Overseas investment into UK commercial property slowed to £9.7bn in Q1 2026, almost 40% below the five-year Q1 average, according to the latest annual report from Real Estate:UK and CoStar Group.
Overseas capital accounted for £3.6bn of investment in Q1, with inflows from the US falling significantly following a record year in 2025.
The slowdown came amid economic and geopolitical uncertainty, a weaker US dollar and continuing concerns about the viability of deploying capital into UK development and asset upgrades.
The report said the slowdown suggests the weaker dollar may already be affecting the relative attractiveness of UK assets for overseas buyers, with elevated financing costs and wider global uncertainty also contributing to a more cautious investment environment.
Offices were a relative bright spot in Q1, attracting £2.9bn of investment and accounting for 30% of total volumes, with activity concentrated in London and a small number of major regional cities, the report found.
By contrast, industrial investment recorded its weakest quarterly performance in nearly six years, while retail activity remained subdued.
The subdued first quarter follows a strong 2025, with foreign inflows rising 33% year-on-year to £27.2bn, the fourth strongest year on record, and accounting for a record 56% share of all UK commercial property investment activity.

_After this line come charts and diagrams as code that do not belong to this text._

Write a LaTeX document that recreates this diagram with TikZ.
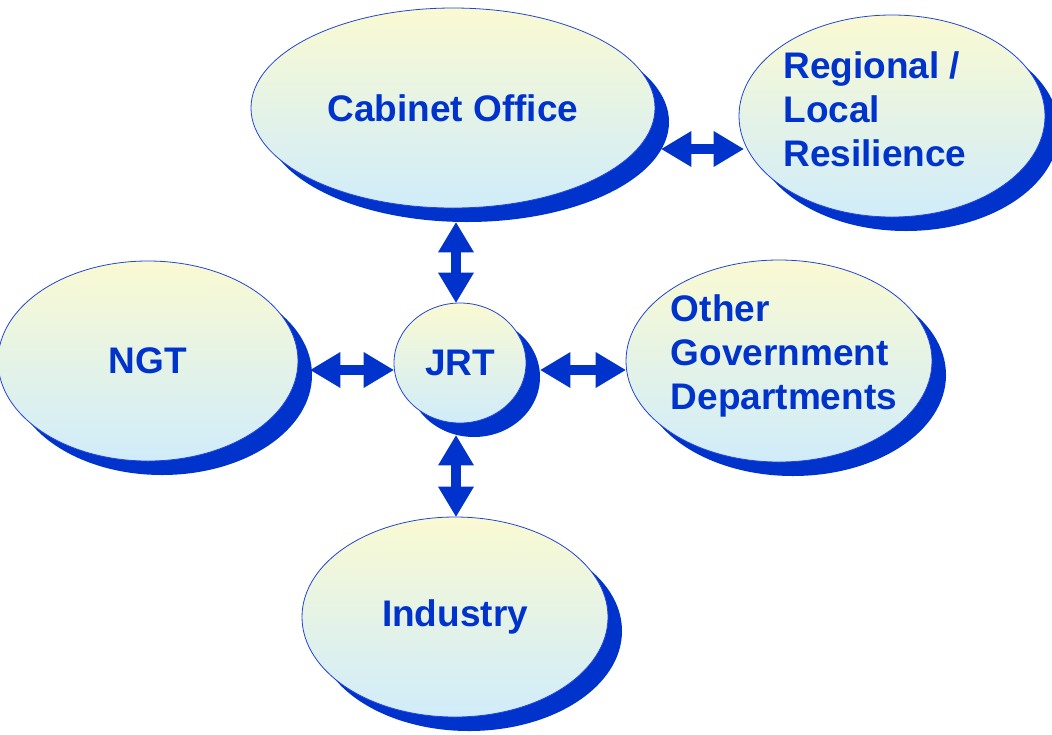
\documentclass[tikz,border=0pt]{standalone}
\usepackage{fontspec}
\setmainfont{Liberation Sans}
\usetikzlibrary{arrows.meta,shapes.geometric,shadows}
\definecolor{tiefblau}{HTML}{0033CC}
\definecolor{randblau}{HTML}{2244DD}
\definecolor{oben}{HTML}{FAFAD2}
\definecolor{unten}{HTML}{D0ECFA}
\tikzset{
blase/.style={ellipse, draw=randblau, line width=0.8pt, top color=oben, bottom color=unten, inner sep=0pt,
	general shadow={fill=tiefblau, shadow xshift=14pt, shadow yshift=-14pt}},
schrift/.style={text=tiefblau, font=\fontsize{37}{44}\selectfont\bfseries},
spitze/.style={Triangle[length=30pt,width=36pt,line width=0pt]},
pfeil/.style={draw=tiefblau, line width=10pt, {Triangle[length=30pt,width=36pt,line width=0pt]}-{Triangle[length=30pt,width=36pt,line width=0pt]}}
}
\begin{document}
\begin{tikzpicture}[x=1pt,y=-1pt]
\useasboundingbox (0,0) rectangle (1052,734);

%Ellipsen
\foreach \n/\x/\y/\rx/\ry/\t in
{
cab/453/108/202/100/Cabinet Office,
reg/892/116/153/101/{},
ngt/148/361/150/100/NGT,
jrt/460/363/66/60/JRT,
ogd/779/361/153/101/{},
ind/455/617/153/100/Industry
}
{
	\node[blase, schrift, minimum width={2*\rx*1pt}, minimum height={2*\ry*1pt}] (\n) at (\x,\y) {\t};
}

%Texte
\node[schrift, align=left] (regtxt) at ([xshift=-17pt,yshift=7pt]reg.center) {Regional /\\Local\\Resilience};
\node[schrift, align=left] (ogdtxt) at ([xshift=5pt,yshift=5pt]ogd.center) {Other\\Government\\Departments};

%Pfeile
\draw[pfeil] ([xshift=6pt,yshift=-41pt]cab.east) -- ([xshift=5pt,yshift=-33pt]reg.west);
\draw[pfeil] ([xshift=3pt,yshift=-14pt]cab.south) -- ([xshift=-4pt]jrt.north);
\draw[pfeil] ([xshift=12pt,yshift=-9pt]ngt.east) -- ([yshift=-7pt]jrt.west);
\draw[pfeil] ([xshift=14pt,yshift=-7pt]jrt.east) -- ([yshift=-9pt]ogd.west);
\draw[pfeil] ([xshift=-4pt,yshift=-12pt]jrt.south) -- ([xshift=1pt]ind.north);

\end{tikzpicture}
\end{document}
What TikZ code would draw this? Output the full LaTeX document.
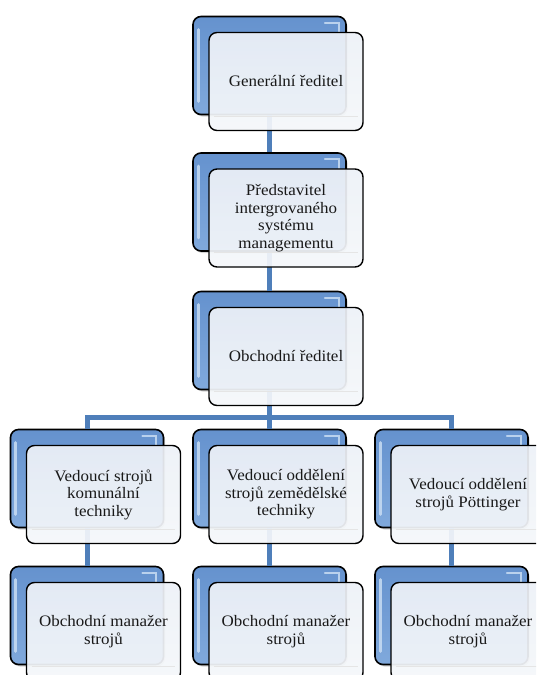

US players were the largest overseas investor in UK property last year, deploying £18.2bn, driven partly by major healthcare acquisitions, including Welltower’s multi-billion-pound purchases of care home portfolios from Barchester Healthcare and HC-One.
Even excluding those landmark deals, the report said US capital had dominated overseas investment into UK real estate last year, supported by favourable currency conditions and demand for stable, long-term, income-producing assets.
European capital also became more active during 2025, with French investors deploying more than £1bn into UK real estate, driven largely by funds targeting diversified regional assets.
Norwegian and Swedish investors focused on large strategic deals, including mixed-use London estates, hotels and logistics. Japanese investors were increasingly active towards the end of the period, particularly in London and the South East.
Melanie Leech, interim chief executive of Real Estate:UK, said: “The strong performance in 2025 demonstrated continued confidence in UK real estate, particularly in sectors such as healthcare, rental housing and operational assets.
“However, the significantly weaker start to 2026 highlights how sensitive international capital flows are to changes in the wider economic and geopolitical environment. Sterling’s appreciation against the dollar may also be eroding some of the pricing advantage that helped drive exceptionally strong US investment into UK real estate during 2025.”